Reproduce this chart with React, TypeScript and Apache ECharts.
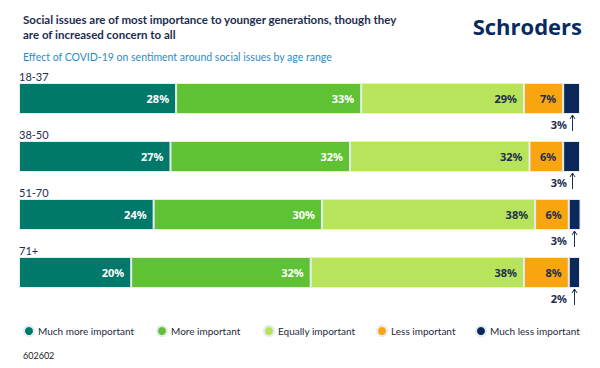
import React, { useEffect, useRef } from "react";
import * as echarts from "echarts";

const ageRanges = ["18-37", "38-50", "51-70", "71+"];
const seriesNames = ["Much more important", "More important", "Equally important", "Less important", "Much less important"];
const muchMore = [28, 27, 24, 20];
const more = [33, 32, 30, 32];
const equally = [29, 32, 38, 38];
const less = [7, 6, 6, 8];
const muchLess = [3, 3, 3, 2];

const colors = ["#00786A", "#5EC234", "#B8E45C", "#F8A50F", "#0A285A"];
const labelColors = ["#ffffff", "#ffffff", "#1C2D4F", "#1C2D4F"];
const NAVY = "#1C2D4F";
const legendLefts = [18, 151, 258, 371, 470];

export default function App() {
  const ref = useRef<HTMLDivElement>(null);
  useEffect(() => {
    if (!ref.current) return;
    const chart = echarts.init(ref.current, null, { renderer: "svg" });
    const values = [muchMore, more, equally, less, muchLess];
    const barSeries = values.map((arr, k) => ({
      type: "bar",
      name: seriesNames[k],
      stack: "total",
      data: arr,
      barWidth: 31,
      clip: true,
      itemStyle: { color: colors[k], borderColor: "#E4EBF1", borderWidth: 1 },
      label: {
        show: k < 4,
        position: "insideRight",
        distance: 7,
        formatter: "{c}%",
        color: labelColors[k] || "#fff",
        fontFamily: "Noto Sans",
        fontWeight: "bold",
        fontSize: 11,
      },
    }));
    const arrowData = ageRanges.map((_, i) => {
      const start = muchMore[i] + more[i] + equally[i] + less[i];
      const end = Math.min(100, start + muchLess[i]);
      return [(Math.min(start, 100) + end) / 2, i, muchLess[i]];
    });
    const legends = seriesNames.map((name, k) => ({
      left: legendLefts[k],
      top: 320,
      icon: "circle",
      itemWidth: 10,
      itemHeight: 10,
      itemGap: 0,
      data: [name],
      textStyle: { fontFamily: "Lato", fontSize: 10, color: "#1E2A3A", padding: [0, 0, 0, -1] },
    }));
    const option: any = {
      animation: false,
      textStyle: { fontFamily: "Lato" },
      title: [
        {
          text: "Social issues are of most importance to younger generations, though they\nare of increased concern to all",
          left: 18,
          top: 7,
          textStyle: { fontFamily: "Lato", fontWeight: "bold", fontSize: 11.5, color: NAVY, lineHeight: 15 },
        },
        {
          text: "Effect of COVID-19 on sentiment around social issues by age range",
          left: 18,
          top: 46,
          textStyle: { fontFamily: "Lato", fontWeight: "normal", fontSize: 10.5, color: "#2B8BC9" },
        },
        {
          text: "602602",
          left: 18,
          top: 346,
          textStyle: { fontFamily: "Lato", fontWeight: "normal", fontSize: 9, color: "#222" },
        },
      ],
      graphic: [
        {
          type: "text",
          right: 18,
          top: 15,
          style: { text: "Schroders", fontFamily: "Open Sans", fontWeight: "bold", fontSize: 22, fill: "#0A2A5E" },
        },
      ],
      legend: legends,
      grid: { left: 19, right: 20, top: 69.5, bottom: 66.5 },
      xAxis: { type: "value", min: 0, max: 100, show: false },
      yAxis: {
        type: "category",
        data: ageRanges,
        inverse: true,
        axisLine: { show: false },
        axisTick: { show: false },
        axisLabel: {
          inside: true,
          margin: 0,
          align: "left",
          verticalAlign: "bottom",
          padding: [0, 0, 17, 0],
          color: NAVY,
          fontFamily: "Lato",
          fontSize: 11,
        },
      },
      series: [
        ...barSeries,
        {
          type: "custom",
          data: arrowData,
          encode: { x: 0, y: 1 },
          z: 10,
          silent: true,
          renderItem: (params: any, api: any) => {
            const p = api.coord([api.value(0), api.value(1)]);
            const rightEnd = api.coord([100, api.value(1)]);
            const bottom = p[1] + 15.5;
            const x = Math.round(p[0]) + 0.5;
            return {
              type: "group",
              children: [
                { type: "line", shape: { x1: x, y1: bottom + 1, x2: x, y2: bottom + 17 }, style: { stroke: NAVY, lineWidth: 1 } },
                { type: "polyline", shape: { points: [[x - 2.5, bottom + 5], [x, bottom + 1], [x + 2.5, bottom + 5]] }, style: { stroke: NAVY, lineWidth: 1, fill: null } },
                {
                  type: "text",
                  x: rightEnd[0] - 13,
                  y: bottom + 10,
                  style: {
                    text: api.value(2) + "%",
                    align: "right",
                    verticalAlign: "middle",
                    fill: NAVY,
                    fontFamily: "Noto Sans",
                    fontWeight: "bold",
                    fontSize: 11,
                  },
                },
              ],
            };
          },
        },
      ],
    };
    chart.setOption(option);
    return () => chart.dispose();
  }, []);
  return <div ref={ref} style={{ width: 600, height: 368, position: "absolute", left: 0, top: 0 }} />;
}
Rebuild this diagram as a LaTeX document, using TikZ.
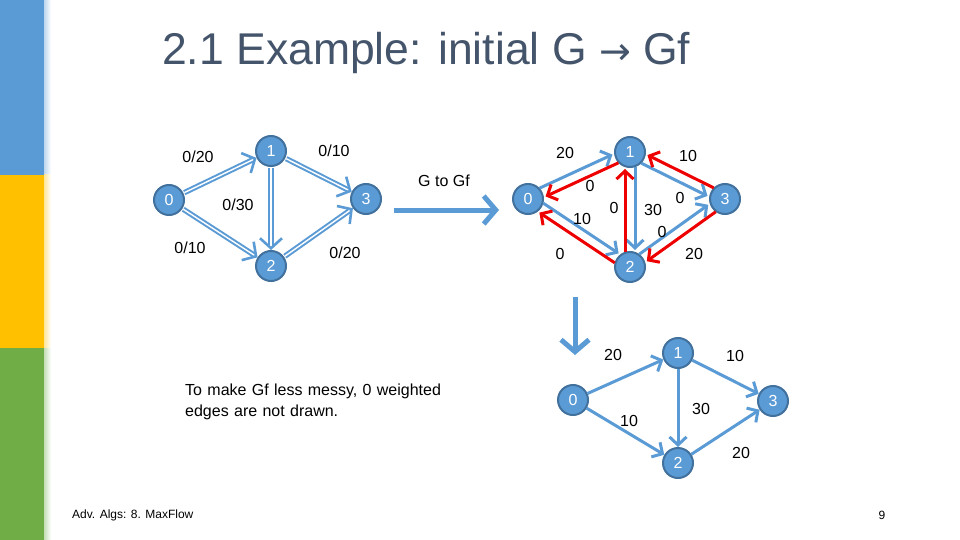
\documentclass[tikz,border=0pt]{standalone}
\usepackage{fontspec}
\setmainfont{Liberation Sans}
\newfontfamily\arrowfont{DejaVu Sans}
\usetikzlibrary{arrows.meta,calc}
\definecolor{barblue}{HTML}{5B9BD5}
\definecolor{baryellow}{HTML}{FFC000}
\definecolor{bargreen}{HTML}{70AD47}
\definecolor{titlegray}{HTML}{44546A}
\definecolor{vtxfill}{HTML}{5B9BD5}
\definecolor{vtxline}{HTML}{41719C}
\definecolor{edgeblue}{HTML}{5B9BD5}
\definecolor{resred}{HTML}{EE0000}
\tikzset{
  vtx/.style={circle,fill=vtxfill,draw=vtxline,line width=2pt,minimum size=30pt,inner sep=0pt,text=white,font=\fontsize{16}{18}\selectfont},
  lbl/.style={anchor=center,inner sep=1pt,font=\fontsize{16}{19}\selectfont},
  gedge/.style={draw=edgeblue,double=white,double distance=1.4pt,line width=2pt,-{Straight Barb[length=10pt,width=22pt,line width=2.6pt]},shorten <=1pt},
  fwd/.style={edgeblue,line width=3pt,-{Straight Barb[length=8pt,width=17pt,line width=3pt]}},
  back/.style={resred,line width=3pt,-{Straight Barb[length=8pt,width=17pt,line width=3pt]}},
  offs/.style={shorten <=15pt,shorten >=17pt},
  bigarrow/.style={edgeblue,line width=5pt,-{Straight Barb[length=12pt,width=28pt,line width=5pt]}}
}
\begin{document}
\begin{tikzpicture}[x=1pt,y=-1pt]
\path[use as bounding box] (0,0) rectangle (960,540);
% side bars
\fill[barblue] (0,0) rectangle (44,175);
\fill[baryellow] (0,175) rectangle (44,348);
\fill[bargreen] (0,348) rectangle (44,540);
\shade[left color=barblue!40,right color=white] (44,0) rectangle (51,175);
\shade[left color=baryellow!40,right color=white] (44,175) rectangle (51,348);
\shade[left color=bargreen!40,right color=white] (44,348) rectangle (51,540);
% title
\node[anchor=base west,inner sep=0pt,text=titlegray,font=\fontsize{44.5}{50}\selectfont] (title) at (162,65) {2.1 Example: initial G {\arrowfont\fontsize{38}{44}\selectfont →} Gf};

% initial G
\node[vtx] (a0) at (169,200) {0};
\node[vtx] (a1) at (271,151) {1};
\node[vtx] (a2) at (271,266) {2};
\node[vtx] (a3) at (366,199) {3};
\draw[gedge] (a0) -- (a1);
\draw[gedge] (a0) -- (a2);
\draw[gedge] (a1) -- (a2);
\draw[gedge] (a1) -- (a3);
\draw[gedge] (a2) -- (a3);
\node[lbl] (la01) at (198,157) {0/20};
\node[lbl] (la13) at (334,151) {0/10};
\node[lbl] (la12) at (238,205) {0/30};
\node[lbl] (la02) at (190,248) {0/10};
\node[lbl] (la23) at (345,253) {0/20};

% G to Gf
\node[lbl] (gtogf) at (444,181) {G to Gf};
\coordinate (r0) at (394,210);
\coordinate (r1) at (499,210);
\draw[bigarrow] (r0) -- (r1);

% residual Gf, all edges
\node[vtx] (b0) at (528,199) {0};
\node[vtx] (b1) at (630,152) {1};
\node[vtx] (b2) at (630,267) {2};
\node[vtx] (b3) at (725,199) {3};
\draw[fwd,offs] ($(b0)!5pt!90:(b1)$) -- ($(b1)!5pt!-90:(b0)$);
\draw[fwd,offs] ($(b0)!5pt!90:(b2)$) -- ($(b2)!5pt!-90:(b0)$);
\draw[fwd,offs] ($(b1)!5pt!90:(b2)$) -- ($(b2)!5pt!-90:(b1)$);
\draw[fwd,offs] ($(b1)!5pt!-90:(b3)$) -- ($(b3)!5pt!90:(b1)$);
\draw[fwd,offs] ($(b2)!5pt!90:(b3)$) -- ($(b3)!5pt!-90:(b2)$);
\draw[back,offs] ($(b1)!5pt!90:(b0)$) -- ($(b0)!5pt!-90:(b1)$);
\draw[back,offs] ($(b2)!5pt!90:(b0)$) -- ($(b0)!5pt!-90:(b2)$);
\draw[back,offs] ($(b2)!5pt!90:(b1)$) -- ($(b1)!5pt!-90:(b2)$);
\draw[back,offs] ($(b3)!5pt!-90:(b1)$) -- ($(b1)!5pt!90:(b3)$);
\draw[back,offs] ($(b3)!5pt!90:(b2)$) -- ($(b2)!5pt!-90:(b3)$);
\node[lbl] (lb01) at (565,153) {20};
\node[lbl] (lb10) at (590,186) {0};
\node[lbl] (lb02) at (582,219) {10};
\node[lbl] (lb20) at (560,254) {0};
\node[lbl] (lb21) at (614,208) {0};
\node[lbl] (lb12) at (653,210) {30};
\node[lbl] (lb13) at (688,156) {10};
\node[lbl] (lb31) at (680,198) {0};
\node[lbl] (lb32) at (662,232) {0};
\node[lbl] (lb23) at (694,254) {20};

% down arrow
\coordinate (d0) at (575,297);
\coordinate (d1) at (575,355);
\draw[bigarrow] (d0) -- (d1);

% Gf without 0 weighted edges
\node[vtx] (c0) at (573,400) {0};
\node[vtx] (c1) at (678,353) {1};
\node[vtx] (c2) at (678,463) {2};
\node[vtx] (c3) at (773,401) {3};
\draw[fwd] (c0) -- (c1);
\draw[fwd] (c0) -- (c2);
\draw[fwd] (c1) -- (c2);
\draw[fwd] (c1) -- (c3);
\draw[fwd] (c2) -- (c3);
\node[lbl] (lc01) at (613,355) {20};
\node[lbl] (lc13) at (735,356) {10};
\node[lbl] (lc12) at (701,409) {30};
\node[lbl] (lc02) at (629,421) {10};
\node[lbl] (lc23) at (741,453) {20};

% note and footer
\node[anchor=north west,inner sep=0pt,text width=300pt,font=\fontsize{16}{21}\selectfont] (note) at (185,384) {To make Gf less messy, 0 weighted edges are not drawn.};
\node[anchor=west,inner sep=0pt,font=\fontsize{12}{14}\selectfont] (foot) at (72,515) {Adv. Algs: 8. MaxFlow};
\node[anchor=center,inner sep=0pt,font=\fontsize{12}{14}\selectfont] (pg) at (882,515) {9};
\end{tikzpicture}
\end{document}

+===+

* Requirement
In the data above, please extract the lines from the first one through the line with "const legendLefts = [18, 151, 258, 371, 470];", exactly, and keep pictures out.

* Completed task
Reproduce this chart with React, TypeScript and Apache ECharts.
import React, { useEffect, useRef } from "react";
import * as echarts from "echarts";

const ageRanges = ["18-37", "38-50", "51-70", "71+"];
const seriesNames = ["Much more important", "More important", "Equally important", "Less important", "Much less important"];
const muchMore = [28, 27, 24, 20];
const more = [33, 32, 30, 32];
const equally = [29, 32, 38, 38];
const less = [7, 6, 6, 8];
const muchLess = [3, 3, 3, 2];

const colors = ["#00786A", "#5EC234", "#B8E45C", "#F8A50F", "#0A285A"];
const labelColors = ["#ffffff", "#ffffff", "#1C2D4F", "#1C2D4F"];
const NAVY = "#1C2D4F";
const legendLefts = [18, 151, 258, 371, 470];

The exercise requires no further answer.